SN 51-348 concludes by calling for all issuers to adopt social media governance policies that reflect the same standards companies apply to their formal regulatory filings.

It says a company’s social media policy should address the following: (1) who can post company information; (2) what types of sites can be used; (3) whether personal accounts can be used; (4) what types of information can be posted [financial, operational, legal, marketing]; (5) what approvals are required; (6) who is responsible for monitoring content; and (7) other guidelines and best practices.

“Pretty much every company has a disclosure policy that covers 51-201,” Blakes’ Merkley says. “And most, if not all, have social media policies.” He says that trouble arises because the two have tended to be largely or entirely separate.
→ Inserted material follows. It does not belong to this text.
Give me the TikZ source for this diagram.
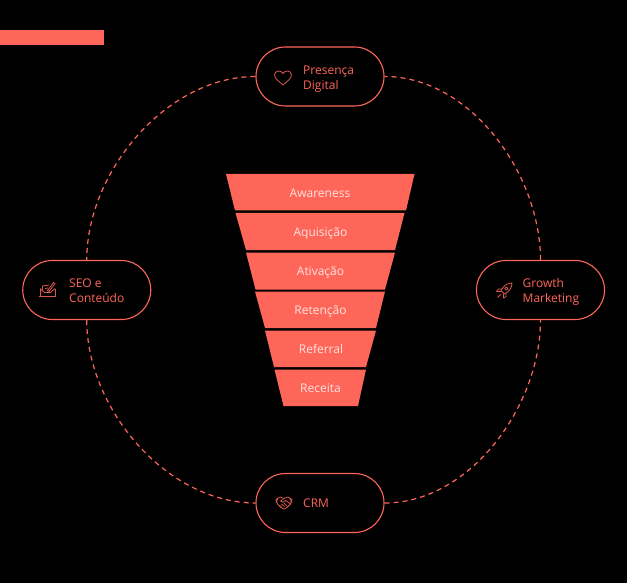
\documentclass[tikz,border=0pt]{standalone}
\usepackage{fontspec}
\setmainfont{Open Sans}
\usepackage{tikz}

\definecolor{coral}{HTML}{FF665A}
\definecolor{coraldim}{HTML}{D9574D}
\definecolor{funneltxt}{HTML}{FFE3DE}

\tikzset{
    pill/.style={shape=rectangle, draw=coral, line width=1.1pt, rounded corners=29.5pt, minimum width=128pt, minimum height=59pt},
    pilltext/.style={anchor=west, inner sep=0pt, align=left, text=coral, font=\fontsize{12}{15}\selectfont},
    funneltext/.style={anchor=base, inner sep=0pt, text=funneltxt, font=\fontsize{12}{15}\selectfont},
    ring/.style={draw=coral, line width=1.2pt, dash pattern=on 5pt off 4pt},
    icon/.style={draw=coraldim, line width=.8pt, line join=round},
    pics/hearticon/.style={code={
        \draw[icon] (0,7) .. controls (-4,3.5) and (-8.5,.5) .. (-8.5,-3) .. controls (-8.5,-5.5) and (-6.5,-7) .. (-4.5,-7) .. controls (-2.5,-7) and (-1,-6) .. (0,-4.5) .. controls (1,-6) and (2.5,-7) .. (4.5,-7) .. controls (6.5,-7) and (8.5,-5.5) .. (8.5,-3) .. controls (8.5,.5) and (4,3.5) .. (0,7) -- cycle;
    }},
    pics/inboxicon/.style={code={
        \draw[icon] (-7.5,-1) -- (-7.5,6.5) -- (7.5,6.5) -- (7.5,-1);
        \draw[icon] (-8.5,7) -- (8.5,7);
        \draw[icon] (-7.5,-1) -- (-3,3) -- (3,3) -- (7.5,-1);
        \draw[icon] (-5,.5) -- (-5,-3.5) -- (1.5,-4.5);
        \draw[icon] (-2.5,-1) -- (.5,-1.5);
        \draw[icon] (0,1) -- (6,-7) -- (7.5,-6) -- (1.5,2) -- cycle;
    }},
    pics/rocketicon/.style={code={
        \draw[icon] (7.5,-7.5) .. controls (3,-7.5) and (-1,-5) .. (-3.5,0) -- (0,3.5) .. controls (5,1) and (7.5,-3) .. (7.5,-7.5) -- cycle;
        \draw[icon] (-2.5,-1.5) -- (-6,-1.5) -- (-8,1) -- (-3.5,1);
        \draw[icon] (1.5,2.5) -- (1.5,6) -- (-1,7.5) -- (-1,3);
        \draw[icon] (1.8,-2) circle (1.7);
        \draw[icon] (-4,4) -- (-7,7);
    }},
    pics/handicon/.style={code={
        \draw[icon] (-8,-3.5) -- (-4,-6) -- (0,-4.5) -- (4,-6) -- (8,-3.5) -- (6.5,1) -- (3,4.5) -- (0,6) -- (-3,4.5) -- (-6.5,1) -- cycle;
        \draw[icon] (0,-4.5) -- (-3.5,-2) -- (-1,-.8) -- (1.5,-2.5) -- (6.5,1);
        \draw[icon] (-6,-4.8) -- (-8,0);
        \draw[icon] (6,-4.8) -- (8,0);
        \draw[icon] (-4.5,2.5) -- (-2,4.5);
        \draw[icon] (-2.5,1) -- (.5,3.5);
        \draw[icon] (0,0) -- (2.5,2.5);
    }},
}

\begin{document}
\begin{tikzpicture}[x=1pt, y=-1pt]
    \useasboundingbox[fill=black] (0,0) rectangle (627,583);
    \fill[coral] (0,30) rectangle (104,45.5);

    \node[pill] at (320,76.5) (presenca) {};
    \node[pill] at (86.75,290) (seo) {};
    \node[pill] at (540.5,290) (growth) {};
    \node[pill] at (320,503) (crm) {};

    \path[ring] (presenca.west) to[out=180, in=90, looseness=.91] (seo.north);
    \path[ring] (seo.south) to[out=270, in=180, looseness=.91] (crm.west);
    \path[ring] (crm.east) to[out=0, in=270, looseness=.91] (growth.south);
    \path[ring] (growth.north) to[out=90, in=0, looseness=.91] (presenca.east);

    \pic at (283,78) {hearticon};
    \pic at (47.5,289.5) {inboxicon};
    \pic at (504.5,290.5) {rocketicon};
    \pic at (284,503) {handicon};

    \node[pilltext] at (303,79.5) (presencatext) {Presença\\Digital};
    \node[pilltext] at (69,290.5) (seotext) {SEO e\\Conteúdo};
    \node[pilltext] at (522.5,291.5) (growthtext) {Growth\\Marketing};
    \node[pilltext] at (303,503) (crmtext) {CRM};

    \fill[coral] (226,174) -- (414.5,174) -- (406,210.5) -- (235,210.5) -- cycle;
    \fill[coral] (235.5,213) -- (404.5,213) -- (395,250) -- (246,250) -- cycle;
    \fill[coral] (246,252.5) -- (395,252.5) -- (385,289.5) -- (255.5,289.5) -- cycle;
    \fill[coral] (255,291.5) -- (385,291.5) -- (376,328) -- (265,328) -- cycle;
    \fill[coral] (265,330.5) -- (376,330.5) -- (366,367) -- (274,367) -- cycle;
    \fill[coral] (274.5,369.5) -- (366,369.5) -- (358,406) -- (283.5,406) -- cycle;

    \node[funneltext] at (320,197) (awareness) {Awareness};
    \node[funneltext] at (320.5,236.5) (aquisicao) {Aquisição};
    \node[funneltext] at (320.5,275) (ativacao) {Ativação};
    \node[funneltext] at (320.5,314) (retencao) {Retenção};
    \node[funneltext] at (321,353) (referral) {Referral};
    \node[funneltext] at (320.5,392) (receita) {Receita};
\end{tikzpicture}
\end{document}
In most cases, social media policy has dealt with what employees can say about each other and their managers in public venues, addressing topics such as harassment, sexism and racism, as well as privacy and employment law, he says. In a few cases, social media policies “may have had a paragraph dealing with disclosure.” But a full-blown material disclosure policy was likely separate and largely directed to the attention of directors and officers.

“Now,” he says, “the two things are coming together and being packaged together, reinforcing the existing [disclosure] policy in this new environment where things are done very quickly and often informally.”

Telus’s disclosure policy includes rules on the use of social media, while separate guidelines also make clear who can post information of potential investor interest, Main says. “If you weren’t an authorized spokesperson, that doesn’t change just because you can tweet,” he observes.

MLT Aikins’ Hnatick says the quality of social media policies has tended to vary widely from company to company but one thing is sure, “there’ll be a lot more focus, now that we’ve heard from the regulator.”